Write the data below out exactly as it stands. Do not include the pictures.

════════════════

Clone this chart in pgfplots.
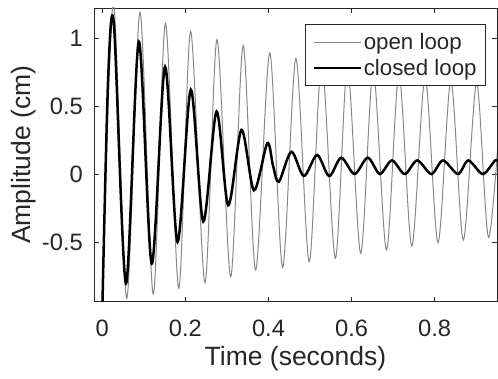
\documentclass[border=0pt]{standalone}
\usepackage{pgfplots}
\pgfplotsset{compat=1.18}
\usepackage{fontspec}
\setmainfont{Liberation Sans}
\definecolor{axc}{RGB}{38,38,38}
\definecolor{openc}{RGB}{135,135,135}
\begin{document}
\begin{tikzpicture}
\begin{axis}[
  at={(94bp,77.3bp)}, anchor=south west,
  scale only axis, width=403bp, height=293.7bp,
  xmin=-0.02, xmax=0.95, ymin=-0.94, ymax=1.222,
  axis line style={axc, line width=0.8bp},
  every tick/.style={axc, line width=0.7bp},
  major tick length=5bp,
  tick align=inside,
  xtick={0,0.2,0.4,0.6,0.8}, xticklabels={0,0.2,0.4,0.6,0.8},
  ytick={-0.5,0,0.5,1}, yticklabels={-0.5,0,0.5,1},
  xticklabel style={font=\fontsize{23.7bp}{28bp}\selectfont, text=axc, inner sep=0pt, anchor=north},
  xticklabel shift=18bp,
  yticklabel style={font=\fontsize{23.7bp}{28bp}\selectfont, text=axc, inner sep=0pt, anchor=east},
  yticklabel shift=11bp,
  xlabel={Time (seconds)}, ylabel={Amplitude (cm)},
  xlabel style={font=\fontsize{26.5bp}{30bp}\selectfont, text=axc, at={(axis description cs:0.5,-0.150)}, anchor=north, inner sep=0pt},
  ylabel style={font=\fontsize{26.5bp}{30bp}\selectfont, text=axc, at={(axis description cs:-0.1422,0.5)}, anchor=south, inner sep=0pt},
  legend style={at={(axis description cs:1,1)}, anchor=north east, xshift=-11bp, yshift=-16bp,
    font=\fontsize{22.3bp}{26bp}\selectfont, text=axc, draw=axc, line width=0.8bp,
    inner xsep=7bp, inner ysep=7bp, row sep=4bp, fill=white},
  legend cell align=left,
  legend image code/.code={\draw[#1] (0bp,0bp) -- (47bp,0bp);},
  clip=true,
]
\addplot[openc, line width=1bp, smooth] coordinates {
(0,-0.95) (0.0265,1.26) (0.0587,-0.915) (0.0906,1.19) (0.1226,-0.884)
(0.152,1.11) (0.184,-0.842) (0.2125,1.05) (0.247,-0.80) (0.276,0.99)
(0.309,-0.756) (0.339,0.945) (0.369,-0.707) (0.403,0.89) (0.434,-0.687)
(0.466,0.85) (0.498,-0.646) (0.528,0.82) (0.561,-0.62) (0.590,0.79)
(0.622,-0.584) (0.652,0.76) (0.684,-0.56) (0.714,0.735) (0.745,-0.53)
(0.777,0.71) (0.808,-0.506) (0.839,0.686) (0.869,-0.486) (0.901,0.666)
(0.930,-0.466) (0.962,0.65)
};
\addlegendentry{open loop}
\addplot[black, line width=2.5bp, smooth] coordinates {
(0,-1.0) (0.014,0.70) (0.028,1.10) (0.057,-0.805) (0.088,0.974)
(0.119,-0.66) (0.151,0.79) (0.181,-0.50) (0.213,0.62) (0.243,-0.35)
(0.275,0.46) (0.303,-0.23) (0.335,0.325) (0.365,-0.12) (0.397,0.226)
(0.411,0.06) (0.425,-0.057) (0.455,0.164) (0.485,-0.015) (0.517,0.14)
(0.546,-0.015) (0.575,0.12) (0.607,0.0) (0.639,0.12) (0.668,0.0)
(0.697,0.10) (0.728,0.0) (0.758,0.10) (0.792,0.0) (0.820,0.10)
(0.856,0.0) (0.881,0.10) (0.916,0.0) (0.946,0.10) (0.96,0.08)
};
\addlegendentry{closed loop}
\end{axis}
\pgfresetboundingbox
\path[use as bounding box] (0,0) rectangle (498bp,379bp);
\end{tikzpicture}
\end{document}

════════════════

Expected answer:
Clone this chart in pgfplots.
\documentclass[border=0pt]{standalone}
\usepackage{pgfplots}
\pgfplotsset{compat=1.18}
\usepackage{fontspec}
\setmainfont{Liberation Sans}
\definecolor{axc}{RGB}{38,38,38}
\definecolor{openc}{RGB}{135,135,135}
\begin{document}
\begin{tikzpicture}
\begin{axis}[
  at={(94bp,77.3bp)}, anchor=south west,
  scale only axis, width=403bp, height=293.7bp,
  xmin=-0.02, xmax=0.95, ymin=-0.94, ymax=1.222,
  axis line style={axc, line width=0.8bp},
  every tick/.style={axc, line width=0.7bp},
  major tick length=5bp,
  tick align=inside,
  xtick={0,0.2,0.4,0.6,0.8}, xticklabels={0,0.2,0.4,0.6,0.8},
  ytick={-0.5,0,0.5,1}, yticklabels={-0.5,0,0.5,1},
  xticklabel style={font=\fontsize{23.7bp}{28bp}\selectfont, text=axc, inner sep=0pt, anchor=north},
  xticklabel shift=18bp,
  yticklabel style={font=\fontsize{23.7bp}{28bp}\selectfont, text=axc, inner sep=0pt, anchor=east},
  yticklabel shift=11bp,
  xlabel={Time (seconds)}, ylabel={Amplitude (cm)},
  xlabel style={font=\fontsize{26.5bp}{30bp}\selectfont, text=axc, at={(axis description cs:0.5,-0.150)}, anchor=north, inner sep=0pt},
  ylabel style={font=\fontsize{26.5bp}{30bp}\selectfont, text=axc, at={(axis description cs:-0.1422,0.5)}, anchor=south, inner sep=0pt},
  legend style={at={(axis description cs:1,1)}, anchor=north east, xshift=-11bp, yshift=-16bp,
    font=\fontsize{22.3bp}{26bp}\selectfont, text=axc, draw=axc, line width=0.8bp,
    inner xsep=7bp, inner ysep=7bp, row sep=4bp, fill=white},
  legend cell align=left,
  legend image code/.code={\draw[#1] (0bp,0bp) -- (47bp,0bp);},
  clip=true,
]
\addplot[openc, line width=1bp, smooth] coordinates {
(0,-0.95) (0.0265,1.26) (0.0587,-0.915) (0.0906,1.19) (0.1226,-0.884)
(0.152,1.11) (0.184,-0.842) (0.2125,1.05) (0.247,-0.80) (0.276,0.99)
(0.309,-0.756) (0.339,0.945) (0.369,-0.707) (0.403,0.89) (0.434,-0.687)
(0.466,0.85) (0.498,-0.646) (0.528,0.82) (0.561,-0.62) (0.590,0.79)
(0.622,-0.584) (0.652,0.76) (0.684,-0.56) (0.714,0.735) (0.745,-0.53)
(0.777,0.71) (0.808,-0.506) (0.839,0.686) (0.869,-0.486) (0.901,0.666)
(0.930,-0.466) (0.962,0.65)
};
\addlegendentry{open loop}
\addplot[black, line width=2.5bp, smooth] coordinates {
(0,-1.0) (0.014,0.70) (0.028,1.10) (0.057,-0.805) (0.088,0.974)
(0.119,-0.66) (0.151,0.79) (0.181,-0.50) (0.213,0.62) (0.243,-0.35)
(0.275,0.46) (0.303,-0.23) (0.335,0.325) (0.365,-0.12) (0.397,0.226)
(0.411,0.06) (0.425,-0.057) (0.455,0.164) (0.485,-0.015) (0.517,0.14)
(0.546,-0.015) (0.575,0.12) (0.607,0.0) (0.639,0.12) (0.668,0.0)
(0.697,0.10) (0.728,0.0) (0.758,0.10) (0.792,0.0) (0.820,0.10)
(0.856,0.0) (0.881,0.10) (0.916,0.0) (0.946,0.10) (0.96,0.08)
};
\addlegendentry{closed loop}
\end{axis}
\pgfresetboundingbox
\path[use as bounding box] (0,0) rectangle (498bp,379bp);
\end{tikzpicture}
\end{document}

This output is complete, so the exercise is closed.